Ces trophées auraient dû humilier les Japonais. Mais l’empire du Soleil levant s’enticha de ses conquérants. La souvenir jacket intégra la culture nationale sous le nom de sukajan, abréviation de Sky Dragon Jumper ou, plus vraisemblablement, de Yokosuka Jumper, du nom de la base proche de Tokyo où les troupes américaines étaient installées. Son allure sportive et flashy, sa connotation militaire et ses dessins inspirés de tatouages – phénix, carpes de longévité, dragons bondissants – en firent le vêtement préféré des yakuzas et des délinquants de tout poil. Equivalent local du blouson noir des durs à cuire, le sukajan allait, comme lui, être adopté par les branchés des générations suivantes. Terriblement chronophages, les broderies à la main se contentaient, à l’époque, de dessins souvent linéaires, mais les broderies mécaniques permirent des compositions élaborées (squelette ou démon grimaçant, vue du mont Fuji ou Grande Vague d’Hokusai), d’autant plus riches en effets de texture que le sukajan se voulait réversible. Vendu comme souvenir dans le Tokyo touristique (au marché Ameyoko à Ueno), il a aussi intégré les tenues de la jeunesse urbaine, les filles le portant avec chemise hipster et jupe d’écolière. Fièrement arboré par des chanteurs, présentateurs télé ou créateurs de jeux vidéo, il s’est remis à bomber le torse, pour le plus grand profit de ses marques historiques (Okuma Shoukai en vend par correspondance à moins de 100 euros). En Occident, on le préfère dépouillé, à la rigueur orné d’un scorpion dans le dos, comme celui que portait Ryan Gosling en 2011 dans le film Drive.
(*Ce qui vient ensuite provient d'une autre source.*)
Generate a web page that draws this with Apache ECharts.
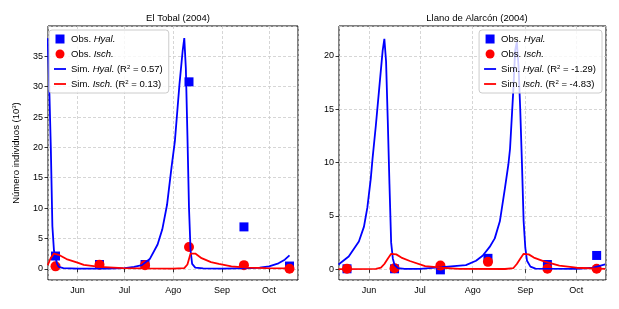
<!DOCTYPE html>
<html>
<head>
<meta charset="utf-8">
<script src="https://cdn.jsdelivr.net/npm/echarts@6/dist/echarts.min.js"></script>
<style>
  html, body { margin: 0; padding: 0; background: #fff; }
  #chart { width: 619px; height: 309px; }
</style>
</head>
<body>
<div id="chart"></div>
<script>
// month labels (Spanish)
const monthNames = ['Ene', 'Feb', 'Mar', 'Abr', 'May', 'Jun', 'Jul', 'Ago', 'Sep', 'Oct', 'Nov', 'Dic']

// El Tobal (2004)
const tobalObsDates = ['2004-05-18', '2004-06-15', '2004-07-14', '2004-08-11', '2004-09-15', '2004-10-14']
const tobalObsHyal = [2.1, 0.7, 0.7, 30.8, 6.9, 0.45]
const tobalObsIsch = [0.4, 0.65, 0.6, 3.6, 0.6, 0.0]
const tobalSimHyal = [
  ['2004-05-13', 38], ['2004-05-14', 30], ['2004-05-15', 20], ['2004-05-16', 7], ['2004-05-17', 3],
  ['2004-05-18', 1.8], ['2004-05-19', 0.8], ['2004-05-20', 0.3], ['2004-05-23', 0.1], ['2004-06-01', 0.03],
  ['2004-06-20', 0.03], ['2004-07-01', 0.12], ['2004-07-07', 0.3], ['2004-07-12', 0.6], ['2004-07-17', 1.6],
  ['2004-07-22', 4], ['2004-07-25', 6.5], ['2004-07-28', 10.5], ['2004-07-31', 17], ['2004-08-02', 21],
  ['2004-08-05', 30.6], ['2004-08-07', 36], ['2004-08-08', 38], ['2004-08-09', 33], ['2004-08-10', 22],
  ['2004-08-11', 10], ['2004-08-12', 3], ['2004-08-13', 0.8], ['2004-08-15', 0.2], ['2004-08-20', 0.05],
  ['2004-09-01', 0.02], ['2004-09-20', 0.1], ['2004-09-25', 0.2], ['2004-10-01', 0.4], ['2004-10-07', 0.9],
  ['2004-10-11', 1.5], ['2004-10-14', 2.2]
]
const tobalSimIsch = [
  ['2004-05-13', 0.6], ['2004-05-15', 1.8], ['2004-05-17', 2.5], ['2004-05-18', 2.6], ['2004-05-20', 2.3],
  ['2004-05-25', 1.6], ['2004-06-01', 1.0], ['2004-06-05', 0.65], ['2004-06-15', 0.3], ['2004-06-30', 0.12],
  ['2004-07-12', 0.05], ['2004-08-01', 0.02], ['2004-08-08', 0.1], ['2004-08-10', 0.7], ['2004-08-11', 1.6],
  ['2004-08-12', 2.5], ['2004-08-13', 2.75], ['2004-08-15', 2.5], ['2004-08-19', 1.75], ['2004-08-25', 1.1],
  ['2004-08-30', 0.8], ['2004-09-07', 0.4], ['2004-09-17', 0.2], ['2004-09-29', 0.1], ['2004-10-14', 0.05]
]

// Llano de Alarcón (2004)
const llanoObsDates = ['2004-05-19', '2004-06-16', '2004-07-13', '2004-08-10', '2004-09-14', '2004-10-13']
const llanoObsHyal = [0.05, 0.05, -0.05, 1.03, 0.45, 1.3]
const llanoObsIsch = [0.05, 0.1, 0.35, 0.7, 0.05, 0.05]
const llanoSimHyal = [
  ['2004-05-14', 0.45], ['2004-05-20', 1.2], ['2004-05-26', 2.6], ['2004-05-29', 4], ['2004-05-31', 5.8],
  ['2004-06-02', 8.5], ['2004-06-03', 10.3], ['2004-06-05', 13.5], ['2004-06-07', 17], ['2004-06-09', 20.5],
  ['2004-06-10', 21.6], ['2004-06-11', 19.5], ['2004-06-12', 14], ['2004-06-13', 8], ['2004-06-14', 2.5],
  ['2004-06-15', 1], ['2004-06-16', 0.4], ['2004-06-18', 0.12], ['2004-06-22', 0.05], ['2004-07-01', 0.05],
  ['2004-07-14', 0.2], ['2004-07-28', 0.4], ['2004-08-03', 0.8], ['2004-08-07', 1.3], ['2004-08-11', 2.1],
  ['2004-08-14', 2.9], ['2004-08-17', 4.5], ['2004-08-20', 7.6], ['2004-08-22', 9.8], ['2004-08-23', 11.3],
  ['2004-08-25', 17], ['2004-08-26', 20.5], ['2004-08-27', 21.3], ['2004-08-28', 19], ['2004-08-29', 15],
  ['2004-08-30', 10], ['2004-08-31', 4.5], ['2004-09-01', 2], ['2004-09-02', 0.8], ['2004-09-04', 0.25],
  ['2004-09-07', 0.07], ['2004-10-01', 0.05], ['2004-10-11', 0.15], ['2004-10-18', 0.47]
]
const llanoSimIsch = [
  ['2004-05-14', 0.02], ['2004-06-05', 0.05], ['2004-06-08', 0.15], ['2004-06-10', 0.5], ['2004-06-12', 1.0],
  ['2004-06-14', 1.45], ['2004-06-15', 1.55], ['2004-06-17', 1.4], ['2004-06-20', 1.1], ['2004-06-25', 0.78],
  ['2004-07-04', 0.3], ['2004-07-14', 0.15], ['2004-07-24', 0.05], ['2004-08-20', 0.03], ['2004-08-25', 0.12],
  ['2004-08-27', 0.5], ['2004-08-29', 1.0], ['2004-08-31', 1.45], ['2004-09-01', 1.55], ['2004-09-03', 1.4],
  ['2004-09-06', 1.1], ['2004-09-12', 0.75], ['2004-09-21', 0.35], ['2004-10-01', 0.15], ['2004-10-18', 0.05]
]

const names = {
  obsHyal: 'Obs. Hyal.',
  obsIsch: 'Obs. Isch.',
  tobalHyal: 'Sim. Hyal. (R2 = 0.57)',
  tobalIsch: 'Sim. Isch. (R2 = 0.13)',
  llanoHyal: 'Sim. Hyal. (R2 = -1.29)',
  llanoIsch: 'Sim. Isch. (R2 = -4.83)'
}
const richNames = {
  [names.obsHyal]: 'Obs. {i|Hyal.}',
  [names.obsIsch]: 'Obs. {i|Isch.}',
  [names.tobalHyal]: 'Sim. {i|Hyal.} (R{s|2} = 0.57)',
  [names.tobalIsch]: 'Sim. {i|Isch.} (R{s|2} = 0.13)',
  [names.llanoHyal]: 'Sim. {i|Hyal.} (R{s|2} = -1.29)',
  [names.llanoIsch]: 'Sim. {i|Isch.} (R{s|2} = -4.83)'
}

const font = 'Liberation Sans'
const blue = '#0000ff'
const red = '#ff0000'
const lineIcon = 'path://M0,0 H12 V1.8 H0 Z'
const squareIcon = 'path://M0,0 H10 V10 H0 Z'

const chart = echarts.init(document.getElementById('chart'))

const xAxisBase = {
  type: 'time',
  minInterval: 28 * 86400000,
  axisLine: { show: false },
  axisTick: { show: true, length: 3.5, lineStyle: { color: '#000', width: 0.8 } },
  axisLabel: {
    color: '#000', fontSize: 9, fontFamily: font, margin: 6,
    formatter: v => monthNames[new Date(v).getMonth()]
  },
  splitLine: { show: true, lineStyle: { color: '#cccccc', type: [3, 2], width: 0.8 } }
}
const yAxisBase = {
  type: 'value',
  axisLine: { show: false },
  axisTick: { show: true, length: 3.5, lineStyle: { color: '#000', width: 0.8 } },
  axisLabel: { color: '#000', fontSize: 9, fontFamily: font, margin: 5, showMinLabel: false, showMaxLabel: false },
  splitLine: { show: true, lineStyle: { color: '#cccccc', type: [3, 2], width: 0.8 } }
}

const legendBase = {
  orient: 'vertical',
  top: 30,
  z: 10,
  itemWidth: 12,
  itemHeight: 9,
  itemGap: 5,
  padding: [4, 6, 4, 5],
  backgroundColor: 'rgba(255,255,255,0.8)',
  borderColor: '#cccccc',
  borderWidth: 1,
  borderRadius: 3,
  selectedMode: false,
  formatter: n => richNames[n],
  textStyle: {
    fontFamily: font, fontSize: 9.5, color: '#000',
    rich: {
      i: { fontFamily: font, fontSize: 9.5, fontStyle: 'italic', color: '#000' },
      s: { fontFamily: font, fontSize: 6, verticalAlign: 'top', color: '#000' }
    }
  }
}

function panelSeries(idx, obsDates, obsHyal, obsIsch, simHyal, simIsch, hyalName, ischName) {
  return [
    {
      name: names.obsHyal, type: 'scatter', xAxisIndex: idx, yAxisIndex: idx,
      symbol: 'rect', symbolSize: 9, itemStyle: { color: blue, opacity: 1 },
      data: obsDates.map((d, k) => [d, obsHyal[k]])
    },
    {
      name: names.obsIsch, type: 'scatter', xAxisIndex: idx, yAxisIndex: idx,
      symbol: 'circle', symbolSize: 10, itemStyle: { color: red, opacity: 1 },
      data: obsDates.map((d, k) => [d, obsIsch[k]])
    },
    {
      name: hyalName, type: 'line', xAxisIndex: idx, yAxisIndex: idx, z: 3,
      showSymbol: false, symbol: 'none',
      lineStyle: { color: blue, width: 1.8 }, itemStyle: { color: blue },
      data: simHyal
    },
    {
      name: ischName, type: 'line', xAxisIndex: idx, yAxisIndex: idx, z: 3,
      showSymbol: false, symbol: 'none',
      lineStyle: { color: red, width: 1.8 }, itemStyle: { color: red },
      data: simIsch
    }
  ]
}

const option = {
  animation: false,
  backgroundColor: '#fff',
  title: [
    { text: 'El Tobal (2004)', left: 173, top: 8, textAlign: 'center',
      textStyle: { fontFamily: font, fontSize: 9.5, fontWeight: 'normal', color: '#000' } },
    { text: 'Llano de Alarcón (2004)', left: 472, top: 8, textAlign: 'center',
      textStyle: { fontFamily: font, fontSize: 9.5, fontWeight: 'normal', color: '#000' } }
  ],
  grid: [
    { left: 48, top: 26, width: 250, height: 254, show: true, borderColor: '#000', borderWidth: 1, backgroundColor: 'transparent' },
    { left: 339, top: 26, width: 267, height: 254, show: true, borderColor: '#000', borderWidth: 1, backgroundColor: 'transparent' }
  ],
  legend: [
    Object.assign({}, legendBase, {
      left: 49,
      data: [
        { name: names.obsHyal, icon: squareIcon },
        { name: names.obsIsch, icon: 'circle' },
        { name: names.tobalHyal, icon: lineIcon },
        { name: names.tobalIsch, icon: lineIcon }
      ]
    }),
    Object.assign({}, legendBase, {
      right: 17,
      data: [
        { name: names.obsHyal, icon: squareIcon },
        { name: names.obsIsch, icon: 'circle' },
        { name: names.llanoHyal, icon: lineIcon },
        { name: names.llanoIsch, icon: lineIcon }
      ]
    })
  ],
  xAxis: [
    Object.assign({}, xAxisBase, { gridIndex: 0, min: '2004-05-13 05:00', max: '2004-10-19 10:00' }),
    Object.assign({}, xAxisBase, { gridIndex: 1, min: '2004-05-14 07:00', max: '2004-10-18 12:00' })
  ],
  yAxis: [
    Object.assign({}, yAxisBase, {
      gridIndex: 0, min: -1.85, max: 40, splitNumber: 8,
      name: 'Número individuos (10{s|3})', nameLocation: 'middle', nameGap: 27, nameRotate: 90,
      nameTextStyle: {
        fontFamily: font, fontSize: 9.5, color: '#000',
        rich: { s: { fontFamily: font, fontSize: 6, verticalAlign: 'top', color: '#000' } }
      }
    }),
    Object.assign({}, yAxisBase, { gridIndex: 1, min: -1.0, max: 22.8, splitNumber: 5 })
  ],
  series: [].concat(
    panelSeries(0, tobalObsDates, tobalObsHyal, tobalObsIsch, tobalSimHyal, tobalSimIsch, names.tobalHyal, names.tobalIsch),
    panelSeries(1, llanoObsDates, llanoObsHyal, llanoObsIsch, llanoSimHyal, llanoSimIsch, names.llanoHyal, names.llanoIsch)
  )
}

chart.setOption(option)
</script>
</body>
</html>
Alors que le sukajan d’Issey Miyake, sorti en 2015, est un vrai tableau vivant, aux délicatesses complexes.

NO GENDER

Portée en Amérique par nombre de stars, la souvenir jacket est l’incontournable de l’été, tant pour la femme (Chloé, Isabel Marant) que pour l’homme, sa double nature l’érigeant en Graal de la mode mixte : il n’est pas si courant qu’un vêtement masculin mobilise les matières (soie) et les techniques (broderies) de la couture. Chic et dépouillée chez Dior Homme et Pringle of Scotland, réversible et imprimée d’un portrait de Marilyn chez Dries Van Noten, en twill brodé main de motifs Hawaii chez un Valentino très multiculturel, la souvenir jacket a trouvé chez Saint Laurent sa version la plus aboutie. Avec un modèle noir en viscose, brodé d’un patchwork d’insignes qui crée des effets de relief. Ou ce sukajan en jacquard illustrant les premiers pas de l’homme sur la Lune, évocation lointaine des robes-tableaux d’Yves Saint Laurent. D’autres pièces en georgette de soie s’ornent d’imprimés palmiers et de broderies faites main. Voyants et sexy, les blousons dorés ont donc ringardisé – le temps d’une saison – les blousons noirs et leur esprit loser.